Aim
Print the listing that follows, character for character.

Source excerpt
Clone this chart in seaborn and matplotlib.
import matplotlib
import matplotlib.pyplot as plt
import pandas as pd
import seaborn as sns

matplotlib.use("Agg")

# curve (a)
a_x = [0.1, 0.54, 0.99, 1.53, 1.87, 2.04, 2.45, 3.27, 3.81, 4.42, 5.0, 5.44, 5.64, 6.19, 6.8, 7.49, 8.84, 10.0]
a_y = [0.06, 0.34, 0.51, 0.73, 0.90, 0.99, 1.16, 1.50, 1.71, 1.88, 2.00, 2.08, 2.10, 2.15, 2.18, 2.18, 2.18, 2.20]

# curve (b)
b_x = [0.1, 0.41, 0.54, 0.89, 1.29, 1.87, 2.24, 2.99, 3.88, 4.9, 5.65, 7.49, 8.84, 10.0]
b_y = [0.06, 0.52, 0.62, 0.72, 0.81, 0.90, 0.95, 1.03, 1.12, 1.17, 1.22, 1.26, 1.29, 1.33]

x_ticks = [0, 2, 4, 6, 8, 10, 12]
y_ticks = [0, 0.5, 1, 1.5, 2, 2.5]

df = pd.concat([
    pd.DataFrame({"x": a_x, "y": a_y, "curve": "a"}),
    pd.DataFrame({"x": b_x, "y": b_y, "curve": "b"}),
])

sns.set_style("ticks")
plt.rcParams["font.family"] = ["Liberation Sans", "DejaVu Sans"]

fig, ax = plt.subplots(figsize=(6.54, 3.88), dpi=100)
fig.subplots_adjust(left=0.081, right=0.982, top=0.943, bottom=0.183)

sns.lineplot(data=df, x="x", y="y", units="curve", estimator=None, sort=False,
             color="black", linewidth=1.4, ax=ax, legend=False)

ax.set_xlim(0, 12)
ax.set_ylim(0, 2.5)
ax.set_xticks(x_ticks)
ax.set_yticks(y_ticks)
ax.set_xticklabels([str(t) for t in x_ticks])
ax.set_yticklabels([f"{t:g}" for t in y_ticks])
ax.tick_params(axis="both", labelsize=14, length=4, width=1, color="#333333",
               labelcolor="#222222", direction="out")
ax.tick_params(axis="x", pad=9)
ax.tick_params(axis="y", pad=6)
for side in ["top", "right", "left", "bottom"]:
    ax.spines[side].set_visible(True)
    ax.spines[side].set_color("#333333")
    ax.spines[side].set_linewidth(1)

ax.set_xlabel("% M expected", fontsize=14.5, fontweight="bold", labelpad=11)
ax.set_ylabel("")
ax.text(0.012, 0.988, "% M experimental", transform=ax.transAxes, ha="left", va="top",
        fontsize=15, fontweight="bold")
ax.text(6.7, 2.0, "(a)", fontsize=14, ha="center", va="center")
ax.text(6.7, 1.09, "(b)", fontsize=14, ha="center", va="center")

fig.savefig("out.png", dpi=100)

Expected answer
Clone this chart in seaborn and matplotlib.
import matplotlib
import matplotlib.pyplot as plt
import pandas as pd
import seaborn as sns

matplotlib.use("Agg")

# curve (a)
a_x = [0.1, 0.54, 0.99, 1.53, 1.87, 2.04, 2.45, 3.27, 3.81, 4.42, 5.0, 5.44, 5.64, 6.19, 6.8, 7.49, 8.84, 10.0]
a_y = [0.06, 0.34, 0.51, 0.73, 0.90, 0.99, 1.16, 1.50, 1.71, 1.88, 2.00, 2.08, 2.10, 2.15, 2.18, 2.18, 2.18, 2.20]

# curve (b)
b_x = [0.1, 0.41, 0.54, 0.89, 1.29, 1.87, 2.24, 2.99, 3.88, 4.9, 5.65, 7.49, 8.84, 10.0]
b_y = [0.06, 0.52, 0.62, 0.72, 0.81, 0.90, 0.95, 1.03, 1.12, 1.17, 1.22, 1.26, 1.29, 1.33]

x_ticks = [0, 2, 4, 6, 8, 10, 12]
y_ticks = [0, 0.5, 1, 1.5, 2, 2.5]

df = pd.concat([
    pd.DataFrame({"x": a_x, "y": a_y, "curve": "a"}),
    pd.DataFrame({"x": b_x, "y": b_y, "curve": "b"}),
])

sns.set_style("ticks")
plt.rcParams["font.family"] = ["Liberation Sans", "DejaVu Sans"]

fig, ax = plt.subplots(figsize=(6.54, 3.88), dpi=100)
fig.subplots_adjust(left=0.081, right=0.982, top=0.943, bottom=0.183)

sns.lineplot(data=df, x="x", y="y", units="curve", estimator=None, sort=False,
             color="black", linewidth=1.4, ax=ax, legend=False)

ax.set_xlim(0, 12)
ax.set_ylim(0, 2.5)
ax.set_xticks(x_ticks)
ax.set_yticks(y_ticks)
ax.set_xticklabels([str(t) for t in x_ticks])
ax.set_yticklabels([f"{t:g}" for t in y_ticks])
ax.tick_params(axis="both", labelsize=14, length=4, width=1, color="#333333",
               labelcolor="#222222", direction="out")
ax.tick_params(axis="x", pad=9)
ax.tick_params(axis="y", pad=6)
for side in ["top", "right", "left", "bottom"]:
    ax.spines[side].set_visible(True)
    ax.spines[side].set_color("#333333")
    ax.spines[side].set_linewidth(1)

ax.set_xlabel("% M expected", fontsize=14.5, fontweight="bold", labelpad=11)
ax.set_ylabel("")
ax.text(0.012, 0.988, "% M experimental", transform=ax.transAxes, ha="left", va="top",
        fontsize=15, fontweight="bold")
ax.text(6.7, 2.0, "(a)", fontsize=14, ha="center", va="center")
ax.text(6.7, 1.09, "(b)", fontsize=14, ha="center", va="center")

fig.savefig("out.png", dpi=100)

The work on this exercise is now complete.